Danny Barnes doesn't just wear his love of cassettes on his sleeve.

Vinyl came back – can tapes be next?

Danny Barnes, revered punk rock banjo player for Nineties locals the Bad Livers, loves cassettes. From his now longtime home in Seattle, he gets downright evangelical about his Minner Bucket Records putting out "handmade experimental music" on cassette. Like many who grew up in the Seventies, he was surrounded by tapes.

"My point of reference is a mixtape. I grew up getting 'em, making 'em, trading 'em."

He preaches the cassette gospel, embracing their practicality ("If you're a punk band in Galveston and you know you're gonna sell 25 copies of something, you can do a lot better making a tape really low-budget, then give away the download"), their place in music history ("The mixtape was the lingua franca of the punk rock weirdo"), and aesthetics ("Electric guitars on a cassette recorded really hot is one of the coolest sounds ever!")

Cassettes were once the most common prerecorded music format alongside vinyl. Their sales peaked in the Eighties after Sony introduced the Walkman, then tapered off as CDs obliterated all other musical formats through the Nineties. Barnes sees the first truly portable music format as a still-revolutionary medium for DIY music. He's not alone.

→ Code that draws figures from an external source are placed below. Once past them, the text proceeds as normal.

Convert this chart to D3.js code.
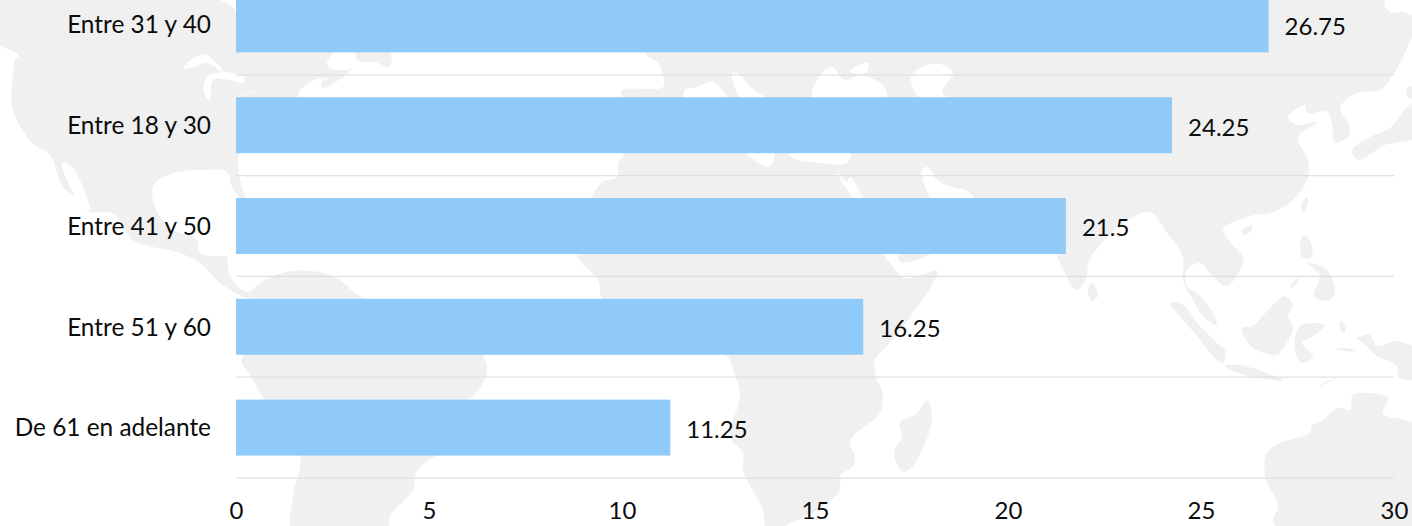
<!DOCTYPE html>
<html>
<head>
<meta charset="utf-8">
<script src="https://cdn.jsdelivr.net/npm/d3@7"></script>
<style>
  html, body {margin: 0; padding: 0; background: #fff;}
  svg {display: block;}
  text {font-family: Lato, "Open Sans", sans-serif; fill: #0c0c0c;}
</style>
</head>
<body>
<svg id="chart" width="1412" height="526"></svg>
<script>
// chart values, top to bottom
var categories = ['Entre 31 y 40', 'Entre 18 y 30', 'Entre 41 y 50', 'Entre 51 y 60', 'De 61 en adelante'];
var values = [26.75, 24.25, 21.5, 16.25, 11.25];
var xTicks = [0, 5, 10, 15, 20, 25, 30];

// backdrop world map, traced by hand in page pixels (decoration, not data)
var landShapes = [
  // the Americas
  [[-10,-10],[204,-4],[233,7],[240,20],[332,40],[332,53],[327,63],[330,68],[348,70],[352,68],[348,73],[323,88],[321,83],[328,78],[315,80],[300,90],[297,98],[260,130],[239,155],[239,175],[245,197],[250,254],[228,256],[228,263],[230,276],[247,292],[263,281],[293,271],[333,276],[360,296],[400,310],[470,340],[487,366],[483,383],[470,400],[455,440],[417,471],[413,490],[390,516],[387,530],[293,530],[293,496],[300,456],[270,410],[263,398],[253,380],[242,363],[242,356],[240,330],[250,299],[243,297],[220,283],[200,263],[180,253],[133,240],[113,213],[90,212],[80,200],[63,187],[50,155],[32,143],[13,110],[13,75],[16,58],[21,60],[16,53],[-10,38]],
  // Newfoundland side
  [[358,45],[387,45],[391,65],[386,67],[378,63],[357,60]],
  // Africa
  [[625,140],[625,153],[618,163],[617,177],[603,182],[592,197],[577,254],[582,263],[598,280],[603,299],[650,320],[727,356],[733,370],[740,396],[730,436],[743,453],[743,470],[763,510],[767,530],[797,520],[823,506],[840,490],[840,476],[853,466],[855,456],[850,445],[853,436],[880,413],[882,390],[877,380],[875,360],[890,343],[913,313],[933,283],[937,271],[905,278],[890,263],[883,254],[852,197],[838,172],[850,140]],
  // Eurasia
  [[645,30],[1300,-20],[1385,-10],[1385,7],[1393,13],[1403,12],[1420,22],[1412,37],[1403,57],[1393,75],[1380,90],[1357,93],[1340,108],[1350,127],[1348,137],[1335,142],[1332,123],[1327,112],[1307,113],[1305,105],[1288,117],[1297,125],[1317,122],[1298,138],[1308,160],[1308,177],[1293,200],[1273,212],[1247,217],[1223,230],[1243,257],[1243,263],[1227,286],[1210,273],[1200,263],[1187,270],[1187,286],[1200,296],[1213,313],[1217,325],[1203,316],[1193,300],[1183,280],[1183,257],[1167,233],[1150,212],[1125,222],[1100,245],[1088,263],[1087,276],[1077,290],[1060,263],[1050,240],[1000,235],[932,254],[917,260],[900,262],[897,254],[863,197],[850,177],[847,182],[838,172],[828,160],[850,140],[660,110],[623,97],[622,90],[663,87],[663,75],[658,63],[645,53]],
  // Madagascar
  [[927,400],[932,420],[913,466],[903,472],[894,453],[902,436],[900,423],[917,413]],
  // Sri Lanka
  [[1092,283],[1098,295],[1092,301],[1088,293]],
  // Japan and northern islands
  [[1352,150],[1370,137],[1390,128],[1407,107],[1420,100],[1420,135],[1385,145],[1358,160]],
  [[1407,88],[1420,87],[1420,100],[1408,97]],
  // Taiwan, Hainan
  [[1307,197],[1308,203],[1303,212],[1301,207]],
  [[1242,230],[1252,225],[1252,230],[1243,235]],
  // Philippines
  [[1302,237],[1308,237],[1312,257],[1302,257]],
  [[1307,263],[1327,270],[1335,293],[1328,301],[1314,296],[1317,285],[1320,275]],
  [[1290,286],[1300,276],[1292,288]],
  // Indonesia
  [[1170,303],[1183,305],[1200,326],[1217,343],[1225,350],[1223,363],[1213,356],[1197,336],[1183,320]],
  [[1225,366],[1240,365],[1267,373],[1283,380],[1257,378],[1233,371]],
  [[1242,328],[1253,326],[1270,308],[1285,296],[1293,305],[1288,316],[1293,328],[1282,350],[1277,355],[1257,350],[1248,343]],
  [[1300,326],[1325,325],[1313,336],[1302,343],[1313,356],[1302,363],[1295,350]],
  [[1340,321],[1345,326],[1345,333],[1341,331]],
  [[1335,349],[1345,348],[1357,351],[1345,351]],
  [[1320,386],[1337,378],[1323,383]],
  // New Guinea
  [[1357,338],[1370,335],[1377,346],[1397,341],[1420,353],[1420,378],[1398,377],[1397,366],[1377,356],[1363,343]],
  // Australia
  [[1353,395],[1388,398],[1383,413],[1420,428],[1420,530],[1280,530],[1273,520],[1278,506],[1265,476],[1267,453],[1280,443],[1310,433],[1312,426],[1323,420],[1337,408],[1350,410]]
];
var waterShapes = [
  // Gulf of Mexico and the Caribbean edge
  [[153,187],[158,180],[173,173],[200,170],[227,172],[232,187],[240,200],[250,254],[228,256],[200,253],[197,240],[173,230],[160,217],[153,200]],
  // Baja California
  [[62,163],[72,167],[90,210],[78,200]],
  // Great Lakes
  [[183,68],[203,54],[217,63],[223,72],[207,63],[190,68]],
  [[207,77],[227,72],[245,78],[243,83],[230,80],[213,80],[210,100],[204,93]],
  [[230,100],[267,87],[240,96]],
  // Mediterranean
  [[685,100],[685,90],[697,87],[713,82],[722,90],[728,100]],
  [[733,73],[738,73],[747,83],[757,92],[768,100],[743,100],[733,83]],
  [[745,150],[767,167],[773,163],[773,150]],
  [[788,150],[793,158],[820,163],[847,163],[850,150]],
  // Black Sea, Azov
  [[813,100],[818,78],[832,67],[845,80],[862,75],[885,88],[886,100]],
  [[850,71],[868,63],[867,72],[855,74]],
  // Caspian
  [[911,78],[920,68],[940,64],[953,73],[942,92],[950,100],[922,100]],
  // Persian Gulf
  [[922,170],[928,167],[937,180],[955,188],[966,190],[975,200],[933,200],[923,180]]
];

var margin = {top: -26, right: 18, bottom: 48, left: 236};
var width = 1412, height = 526;
var fontSize = 24.4;

var svg = d3.select('#chart');

var x = d3.scaleLinear()
  .domain([0, 30])
  .range([margin.left, width - margin.right]);

var y = d3.scaleBand()
  .domain(categories)
  .range([margin.top, height - margin.bottom])
  .paddingInner(0.445)
  .paddingOuter(0.2225);

// map
var mapLine = d3.line().curve(d3.curveCatmullRomClosed.alpha(0.5));
var map = svg.append('g').attr('class', 'map');
map.selectAll('.land').data(landShapes).enter().append('path')
  .attr('class', 'land')
  .attr('d', mapLine)
  .attr('fill', '#f0f0f0');
map.selectAll('.water').data(waterShapes).enter().append('path')
  .attr('class', 'water')
  .attr('d', mapLine)
  .attr('fill', '#ffffff');

// grid lines sit on the category band boundaries
svg.append('g').selectAll('line').data(categories).enter().append('line')
  .attr('x1', x(0))
  .attr('x2', x(30))
  .attr('y1', d => y(d) + y.bandwidth() + y.step() * y.paddingInner() / 2)
  .attr('y2', d => y(d) + y.bandwidth() + y.step() * y.paddingInner() / 2)
  .attr('stroke', '#dcdcdc')
  .attr('stroke-opacity', 0.85)
  .attr('stroke-width', 1.25);

// bars
var rows = categories.map((c, i) => ({category: c, value: values[i]}));
svg.append('g').selectAll('rect').data(rows).enter().append('rect')
  .attr('x', x(0))
  .attr('y', d => y(d.category))
  .attr('width', d => x(d.value) - x(0))
  .attr('height', y.bandwidth())
  .attr('fill', '#90caf9');

// value labels
svg.append('g').selectAll('text').data(rows).enter().append('text')
  .attr('x', d => x(d.value) + 16)
  .attr('y', d => y(d.category) + y.bandwidth() / 2 + 2)
  .attr('dy', '0.35em')
  .attr('font-size', 24)
  .text(d => d.value);

// axes
var yAxis = svg.append('g')
  .attr('transform', `translate(${margin.left},1)`)
  .call(d3.axisLeft(y).tickSize(0).tickPadding(25));
yAxis.select('.domain').remove();
yAxis.selectAll('text').attr('font-size', fontSize);

var xAxis = svg.append('g')
  .attr('transform', `translate(0,${height - margin.bottom})`)
  .call(d3.axisBottom(x).tickValues(xTicks).tickSize(0).tickPadding(24));
xAxis.select('.domain').remove();
xAxis.selectAll('text').attr('font-size', 24);
</script>
</body>
</html>
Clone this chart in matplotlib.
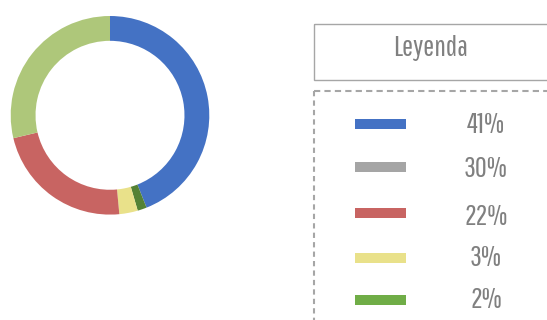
import matplotlib
matplotlib.use("Agg")
import matplotlib.pyplot as plt
from matplotlib.patches import Rectangle

plt.rcParams['lines.scale_dashes'] = False

# Donut data (read from the ring, clockwise from top)
ring_values = [44.0, 1.5, 3.0, 22.8, 28.7]
ring_colors = ['#4472C4', '#548235', '#E9E18A', '#C86462', '#AEC77A']

# Legend data
legend_title = "Leyenda"
legend_labels = ['41%', '30%', '22%', '3%', '2%']
legend_colors = ['#4472C4', '#A5A5A5', '#C86462', '#E9E18A', '#70AD47']

W, H = 547, 320
fig = plt.figure(figsize=(W / 100, H / 100), dpi=100)
fig.patch.set_facecolor('white')

# Donut axes (pixel-based placement)
cx, cy, r = 110.0, 115.3, 99.3
axp = fig.add_axes([(cx - r) / W, 1 - (cy + r) / H, 2 * r / W, 2 * r / H])
axp.pie(ring_values, colors=ring_colors, startangle=90, counterclock=False,
        radius=1.0, wedgeprops=dict(width=0.25, linewidth=0))
axp.set_xlim(-1, 1)
axp.set_ylim(-1, 1)
axp.set_aspect('auto')
axp.axis('off')

# Overlay axes in pixel coordinates for the legend panel
ax = fig.add_axes([0, 0, 1, 1])
ax.set_xlim(0, W)
ax.set_ylim(H, 0)
ax.axis('off')

gray = '#A6A6A6'
font = ['Pathway Gothic One', 'DejaVu Sans']

# Header box
ax.add_patch(Rectangle((313.5, 23.5), 260, 56, fill=False, edgecolor=gray, linewidth=1.0))
ax.text(431, 48, legend_title, ha='center', va='center', fontsize=21,
        color='#808080', family=font)

# Dashed frame
ax.plot([314, W], [91, 91], color=gray, lw=1.5, linestyle=(0, (4.5, 3)))
ax.plot([314, 314], [91, H], color=gray, lw=1.5, linestyle=(0, (3.8, 3)))

# Legend entries
bar_y = [124, 166.7, 213, 257.7, 300]
text_y = [125, 169, 217, 258, 300]
ax.barh(bar_y, [51] * len(bar_y), left=355, height=10, color=legend_colors, linewidth=0)
for ty, lab in zip(text_y, legend_labels):
    ax.text(486, ty, lab, ha='center', va='center', fontsize=21,
            color='#808080', family=font)

fig.savefig('out.png', dpi=100)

Local record stores are expanding their stock of new-release cassettes. One independent buzz label of the moment, L.A.'s Burger Records, was built on the back of cassettes. And don't look now, but September 7 marks the inaugural Cassette Store Day, celebrating all things cassette with special releases, etc.

Stop shaking your head. You humored Record Store Day right? It helps account for vinyl comprising 35% of all music sold in the first quarter of 2013.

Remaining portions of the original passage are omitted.